Once again after a brilliant outing, the focus is on Dallas quarterback Tony Romo. But it’s mostly on the last throw he made -- an interception -- than on the five touchdowns. At least in the eyes of his critics.
Romo, though, has plenty of defenders in his locker room. Of course, they’re going to stick up for him publicly.
“In my eyes, Romo is a fighter," wide receiver Dez Bryant told Dallas reporters. "I don't think no quarterback in this league takes as much criticism as he takes, and he still goes out there and acts like he hasn't heard anything. I know he heard it, but he don't let it get to him. He goes out there and performs the best way he possibly can, and we're going to forever back him."

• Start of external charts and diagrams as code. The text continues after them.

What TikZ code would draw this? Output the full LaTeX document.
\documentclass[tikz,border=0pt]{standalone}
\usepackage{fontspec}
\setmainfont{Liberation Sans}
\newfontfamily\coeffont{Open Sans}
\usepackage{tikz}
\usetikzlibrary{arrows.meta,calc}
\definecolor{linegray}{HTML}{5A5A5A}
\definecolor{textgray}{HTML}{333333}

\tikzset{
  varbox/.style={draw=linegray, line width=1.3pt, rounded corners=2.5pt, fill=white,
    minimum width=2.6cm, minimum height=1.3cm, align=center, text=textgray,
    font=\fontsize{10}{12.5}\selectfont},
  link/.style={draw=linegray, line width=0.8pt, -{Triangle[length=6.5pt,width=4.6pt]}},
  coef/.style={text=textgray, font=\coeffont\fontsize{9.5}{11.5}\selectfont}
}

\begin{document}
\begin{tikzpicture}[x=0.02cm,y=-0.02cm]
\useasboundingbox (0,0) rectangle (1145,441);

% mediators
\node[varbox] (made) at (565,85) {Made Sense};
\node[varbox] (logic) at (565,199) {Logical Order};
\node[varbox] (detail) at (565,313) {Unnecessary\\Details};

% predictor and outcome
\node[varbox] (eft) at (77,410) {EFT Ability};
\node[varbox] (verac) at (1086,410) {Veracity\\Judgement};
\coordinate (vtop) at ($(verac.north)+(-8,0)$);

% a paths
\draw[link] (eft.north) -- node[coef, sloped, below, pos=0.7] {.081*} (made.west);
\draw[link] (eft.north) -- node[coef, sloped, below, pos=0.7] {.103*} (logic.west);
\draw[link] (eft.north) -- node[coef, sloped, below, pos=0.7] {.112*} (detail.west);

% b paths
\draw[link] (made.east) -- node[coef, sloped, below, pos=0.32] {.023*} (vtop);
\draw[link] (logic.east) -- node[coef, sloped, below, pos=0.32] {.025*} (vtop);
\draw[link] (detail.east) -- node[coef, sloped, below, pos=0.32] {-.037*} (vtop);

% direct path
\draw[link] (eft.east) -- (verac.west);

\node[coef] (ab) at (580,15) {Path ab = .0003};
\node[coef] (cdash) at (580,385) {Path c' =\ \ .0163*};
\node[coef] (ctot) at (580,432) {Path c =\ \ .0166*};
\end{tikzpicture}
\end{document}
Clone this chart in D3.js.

Romo’s coach, Jason Garrett, said he should have thrown to the checkdown. The problem with Romo is that he was on fire; my guess is at some point you feel you can complete every throw no matter how tight a window. Turns out that’s not the case. And Romo needs to channel his inner Peyton Manning.
*The stat for Romo’s critics: He’s 19-24 as a starter since 2010. The stat for his fans: His passer rating (114.3) is second in the NFL behind Denver’s Peyton Manning. Romo has 13 touchdowns, two interceptions and a 71.8 completion percentage. Meanwhile, Romo plows forward.
*Lost in the attention surrounding Romo? The putrid play of Dallas’ defense -- not just in this game, but in the first five. The Cowboys already have allowed three passers to surpass 400 yards, becoming the fourth team in NFL history to do so. With 11 games remaining. Yikes.
Sure, some of it stems from the quarterbacks Dallas has faced. But the Cowboys have defensive issues, ranging from adjusting to a new scheme to losing key players to subpar performances. And the pass rush produced 13 sacks in the first three games; two in the last two. End DeMarcus Ware hasn’t been as lethal.
*There are some excellent numbers on an ESPN.com breakdown of the Cowboys, from Romo’s passing stats out of an empty backfield -- they’re really good -- to the damage inflicted by tight ends and running backs against their defense -- it’s really bad. Take note; it'll make you sound smarter all week and during the game.
*Life in Jerry Jones' world. After calling Sunday’s loss a moral victory -- teams that are supposed to contend for a division title don’t have such games at home -- he offered support for coordinator Monte Kiffin. Jones wanted Rob Ryan gone so he’ll naturally defend Kiffin.